Local media has buzzed in recent days with unconfirmed reports that the PCB is unhappy with Lawson and is looking for a replacement. Akram has been conducting a camp for fast bowlers in Lahore at the same time and was asked, on his first day, whether he would be interested in the coaching job.
A positive response - albeit with qualifications - and subsequent reports of a fall-out between Lawson and members of the selection committee has led many to conclude that Akram is being lined up.
But Akram said he had not been sounded out yet, though if the conditions were right, he would consider the post.
"There has been no offer,"
"Nobody from the board has approached me officially or unofficially with anything. I have a few years left on my contract with ESPN (as a television commentator and analyst) so anything that comes would have to be weighed up against that. Ultimately it would depend on a number of things."
Akram also ruled out the possibility of working as a bowling coach with the team, suggesting that he would prefer becoming a full-time coach.
Akram's work as a floating, freelance bowling consultant of sorts has been successful since he retired from the game in 2003. A number of Indian bowlers have benefited from his informal sessions and last year, in his first official role, his two-week camp for Pakistani fast bowlers, was widely considered a success. Sohail Tanvir - though he had already been spotted - benefited immensely from the tutelage and Akram also pushed the case of Mohammad Aamer, who has had a successful time at the Under-19 level. He is working this time with the likes of Sohail Khan and Anwar Ali.

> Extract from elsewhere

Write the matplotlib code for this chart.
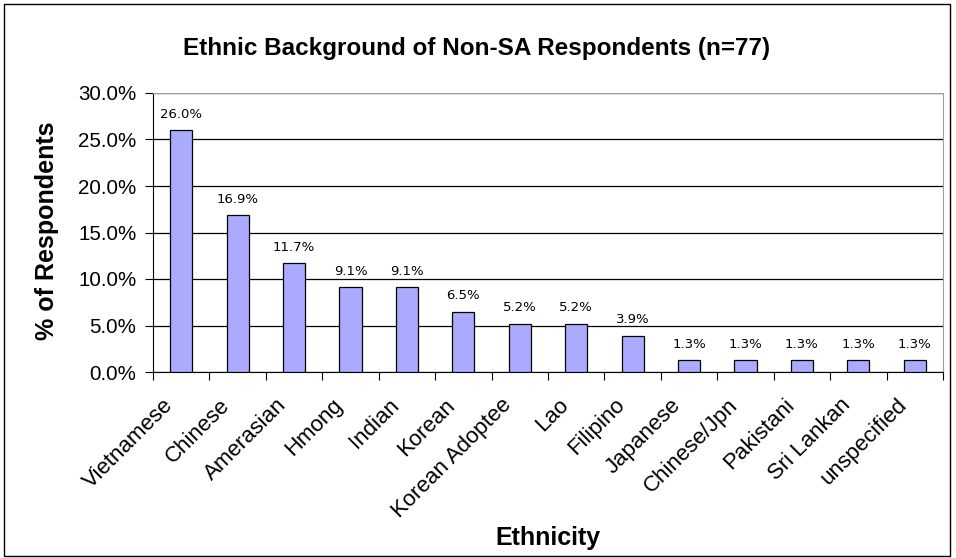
import matplotlib
matplotlib.use("Agg")
import matplotlib.pyplot as plt
from matplotlib.patches import Rectangle
from matplotlib.ticker import FuncFormatter, MultipleLocator
from matplotlib.transforms import offset_copy

plt.rcParams['font.family'] = ['Liberation Sans', 'DejaVu Sans']

categories = ["Vietnamese", "Chinese", "Amerasian", "Hmong", "Indian", "Korean",
              "Korean Adoptee", "Lao", "Filipino", "Japanese", "Chinese/Jpn",
              "Pakistani", "Sri Lankan", "unspecified"]
values = [26.0, 16.9, 11.7, 9.1, 9.1, 6.5, 5.2, 5.2, 3.9, 1.3, 1.3, 1.3, 1.3, 1.3]

W, H = 956, 558
fig = plt.figure(figsize=(W / 100, H / 100), dpi=100)
fig.patches.append(Rectangle((4 / W, 2 / H), 946 / W, 552 / H,
                             transform=fig.transFigure, fill=False,
                             edgecolor='black', linewidth=1.0))

ax = fig.add_axes([153 / W, 1 - 372 / H, 790 / W, 279 / H])
x = list(range(len(categories)))
ax.bar(x, values, width=0.39, color='#aaabff', edgecolor='black', linewidth=0.9,
       zorder=3)
for xi, v in zip(x, values):
    ax.text(xi, v + 1.0, f"{v:.1f}%", ha='center', va='bottom', fontsize=9.5,
            family='DejaVu Sans', zorder=4)

ax.set_xlim(-0.5, len(categories) - 0.5)
ax.set_ylim(0, 30)
ax.yaxis.set_major_locator(MultipleLocator(5))
ax.yaxis.set_major_formatter(FuncFormatter(lambda v, p: f"{v:.1f}%"))
ax.yaxis.grid(True, color='black', linewidth=0.9, zorder=0)
ax.set_axisbelow(True)

# tick marks sit between categories
ax.set_xticks([i + 0.5 for i in range(-1, len(categories))])
ax.set_xticklabels([])
ax.tick_params(axis='x', length=6, direction='out')
ax.tick_params(axis='y', length=6, pad=6, labelsize=14.8)

# slanted category names, ending just below-left of each bar
label_tf = offset_copy(ax.get_xaxis_transform(), fig=fig, x=-11, y=-30,
                       units='dots')
for xi, name in zip(x, categories):
    ax.text(xi, 0, name, transform=label_tf, rotation=45, ha='right',
            va='center', rotation_mode='anchor', fontsize=16, clip_on=False)

for side in ('top', 'right'):
    ax.spines[side].set_color('#a0a0a0')
ax.spines['left'].set_color('black')
ax.spines['bottom'].set_color('black')

fig.text(47 / W, 1 - 231 / H, "% of Respondents", rotation=90, ha='center',
         va='center', fontsize=18, fontweight='bold')
fig.text(548 / W, 1 - 538 / H, "Ethnicity", ha='center', va='center',
         fontsize=18, fontweight='bold')
fig.text(477 / W, 1 - 48 / H, "Ethnic Background of Non-SA Respondents (n=77)",
         ha='center', va='center', fontsize=17.5, fontweight='bold')

fig.savefig("out.png", dpi=100)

The development comes amid growing uncertainty over Lawson, though whether there is any substance to the unrest is not yet clear. The coach is expected to arrive in Pakistan from a month-long holiday in Australia tomorrow, and he is likely to arrive to a barrage of questions about his relationship with the selectors and his future.
The selection committee and Lawson both deny that there are problems between them, though there have been run-ins in the series against Zimbabwe earlier this year. The situation was resolved at the time, but matters have reportedly taken a turn for the worse again in the aftermath of the Bangladesh series, the central issue remaining final say in selection. A few days ago, a local Urdu newspaper published an interview reportedly given by Lawson to an unspecified Australian radio station in which he is said to have criticised the selectors and some senior players.